▸ Objective
Show only lines that include "chart".

▸ Provided data
======
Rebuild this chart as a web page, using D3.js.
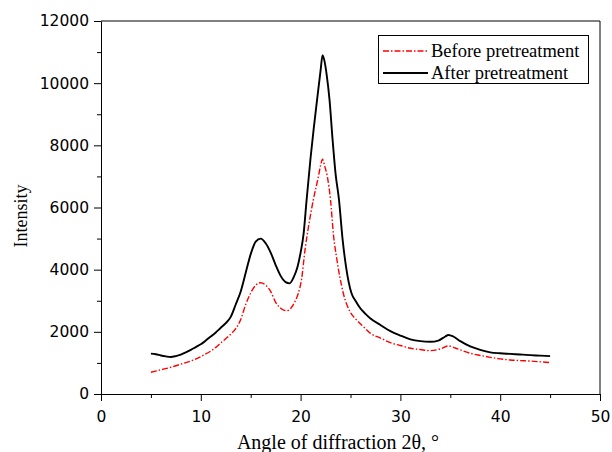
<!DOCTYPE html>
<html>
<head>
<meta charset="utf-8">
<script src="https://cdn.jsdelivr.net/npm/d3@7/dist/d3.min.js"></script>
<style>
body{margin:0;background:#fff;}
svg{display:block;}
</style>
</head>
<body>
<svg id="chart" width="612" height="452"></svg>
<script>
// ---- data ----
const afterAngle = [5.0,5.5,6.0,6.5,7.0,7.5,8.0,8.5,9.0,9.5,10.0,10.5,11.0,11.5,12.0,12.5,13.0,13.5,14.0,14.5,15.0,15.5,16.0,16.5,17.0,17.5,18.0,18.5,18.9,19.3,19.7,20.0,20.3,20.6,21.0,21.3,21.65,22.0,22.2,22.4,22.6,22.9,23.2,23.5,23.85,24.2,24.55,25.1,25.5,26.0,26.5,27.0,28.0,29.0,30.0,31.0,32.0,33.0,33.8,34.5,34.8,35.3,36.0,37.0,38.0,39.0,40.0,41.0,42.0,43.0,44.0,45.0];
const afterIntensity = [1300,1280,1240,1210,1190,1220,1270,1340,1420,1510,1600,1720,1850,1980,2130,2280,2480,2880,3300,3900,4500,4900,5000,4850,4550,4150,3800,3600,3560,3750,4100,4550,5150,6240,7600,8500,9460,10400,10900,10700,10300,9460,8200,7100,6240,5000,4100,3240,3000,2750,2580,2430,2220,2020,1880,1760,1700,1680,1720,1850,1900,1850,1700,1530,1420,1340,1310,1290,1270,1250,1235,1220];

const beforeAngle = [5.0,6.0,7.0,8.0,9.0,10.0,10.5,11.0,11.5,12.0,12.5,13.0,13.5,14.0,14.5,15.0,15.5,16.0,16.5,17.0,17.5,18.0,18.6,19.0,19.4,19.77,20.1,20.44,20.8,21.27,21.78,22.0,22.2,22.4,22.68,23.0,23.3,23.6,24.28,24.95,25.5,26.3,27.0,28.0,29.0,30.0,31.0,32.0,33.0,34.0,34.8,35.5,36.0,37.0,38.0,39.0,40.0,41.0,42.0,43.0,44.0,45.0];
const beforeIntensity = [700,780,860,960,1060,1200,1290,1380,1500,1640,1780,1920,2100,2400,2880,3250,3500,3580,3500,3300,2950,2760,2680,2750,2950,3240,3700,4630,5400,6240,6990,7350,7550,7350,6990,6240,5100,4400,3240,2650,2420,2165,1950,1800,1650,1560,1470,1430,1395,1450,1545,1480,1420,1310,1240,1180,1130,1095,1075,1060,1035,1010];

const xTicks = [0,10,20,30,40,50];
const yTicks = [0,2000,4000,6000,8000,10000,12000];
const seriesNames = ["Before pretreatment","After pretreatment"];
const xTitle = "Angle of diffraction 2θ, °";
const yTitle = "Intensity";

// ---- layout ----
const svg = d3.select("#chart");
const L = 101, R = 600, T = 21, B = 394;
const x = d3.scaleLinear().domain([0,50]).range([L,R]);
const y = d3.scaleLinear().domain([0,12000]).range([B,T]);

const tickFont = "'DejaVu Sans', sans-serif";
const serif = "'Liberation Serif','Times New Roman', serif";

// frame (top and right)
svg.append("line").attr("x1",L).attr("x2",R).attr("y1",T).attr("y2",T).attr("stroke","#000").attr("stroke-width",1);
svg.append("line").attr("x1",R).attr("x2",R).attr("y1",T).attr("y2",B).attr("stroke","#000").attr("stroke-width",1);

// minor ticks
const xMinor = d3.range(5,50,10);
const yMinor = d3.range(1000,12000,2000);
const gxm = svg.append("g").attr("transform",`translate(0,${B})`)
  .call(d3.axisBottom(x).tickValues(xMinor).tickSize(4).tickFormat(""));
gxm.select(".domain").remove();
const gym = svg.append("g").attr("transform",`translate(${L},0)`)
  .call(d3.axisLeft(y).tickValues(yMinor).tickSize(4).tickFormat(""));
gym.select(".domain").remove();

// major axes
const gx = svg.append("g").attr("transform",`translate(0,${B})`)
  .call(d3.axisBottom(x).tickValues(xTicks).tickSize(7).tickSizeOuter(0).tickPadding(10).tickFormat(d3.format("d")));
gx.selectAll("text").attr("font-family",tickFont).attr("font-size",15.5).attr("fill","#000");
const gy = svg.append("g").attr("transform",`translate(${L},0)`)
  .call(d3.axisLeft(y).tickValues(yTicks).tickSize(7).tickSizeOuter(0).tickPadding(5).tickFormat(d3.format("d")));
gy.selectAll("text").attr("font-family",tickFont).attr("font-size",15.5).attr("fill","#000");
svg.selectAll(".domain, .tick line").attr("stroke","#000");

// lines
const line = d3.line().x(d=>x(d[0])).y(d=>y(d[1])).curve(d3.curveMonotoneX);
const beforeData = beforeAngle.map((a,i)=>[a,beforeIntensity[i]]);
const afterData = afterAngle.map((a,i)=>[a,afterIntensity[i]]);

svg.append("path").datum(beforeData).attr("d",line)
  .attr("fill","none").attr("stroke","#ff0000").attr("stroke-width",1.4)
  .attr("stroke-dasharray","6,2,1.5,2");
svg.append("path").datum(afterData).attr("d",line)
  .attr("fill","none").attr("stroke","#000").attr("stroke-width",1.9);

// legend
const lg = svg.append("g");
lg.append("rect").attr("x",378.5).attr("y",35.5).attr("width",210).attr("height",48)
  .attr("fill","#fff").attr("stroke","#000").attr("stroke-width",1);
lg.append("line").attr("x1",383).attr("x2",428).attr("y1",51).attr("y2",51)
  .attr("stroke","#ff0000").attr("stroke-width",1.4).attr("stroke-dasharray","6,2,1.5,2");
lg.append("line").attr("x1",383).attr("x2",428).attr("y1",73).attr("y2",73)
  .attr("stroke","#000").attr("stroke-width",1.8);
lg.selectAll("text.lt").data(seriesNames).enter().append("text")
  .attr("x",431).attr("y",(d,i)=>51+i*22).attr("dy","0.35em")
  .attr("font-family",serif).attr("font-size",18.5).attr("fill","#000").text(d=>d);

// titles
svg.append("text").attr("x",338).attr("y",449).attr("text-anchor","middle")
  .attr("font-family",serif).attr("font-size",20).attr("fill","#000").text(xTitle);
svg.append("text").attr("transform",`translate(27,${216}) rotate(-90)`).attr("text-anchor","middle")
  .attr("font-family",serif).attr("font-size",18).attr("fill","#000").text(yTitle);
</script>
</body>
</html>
======
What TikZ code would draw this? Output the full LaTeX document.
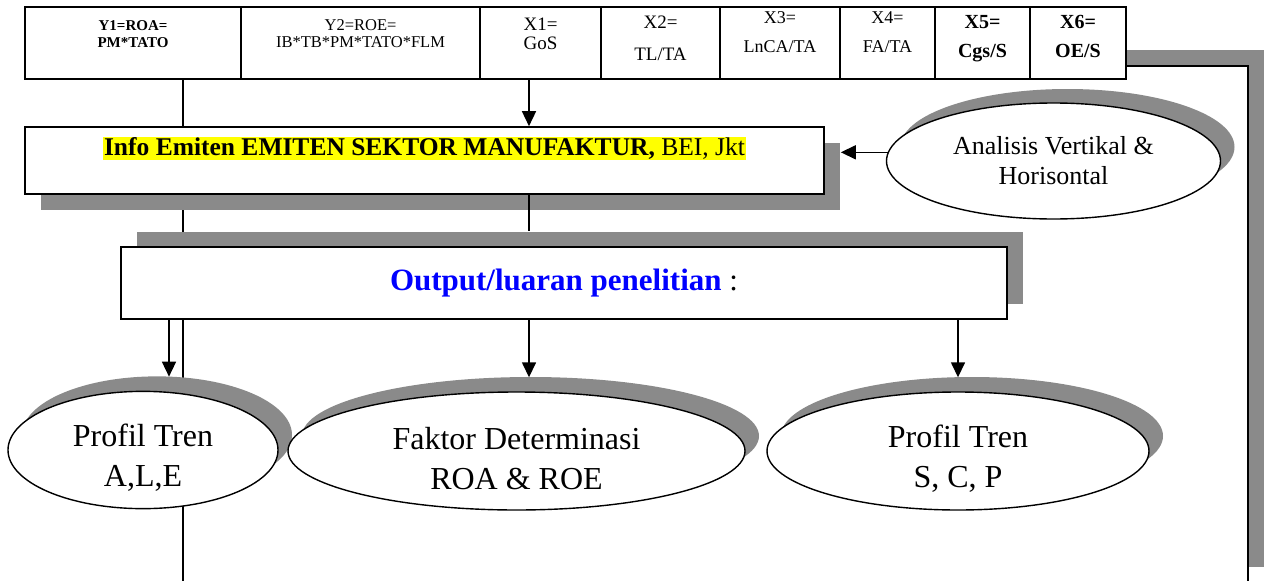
======
▸ Response
Rebuild this chart as a web page, using D3.js.
<svg id="chart" width="612" height="452"></svg>
const svg = d3.select("#chart");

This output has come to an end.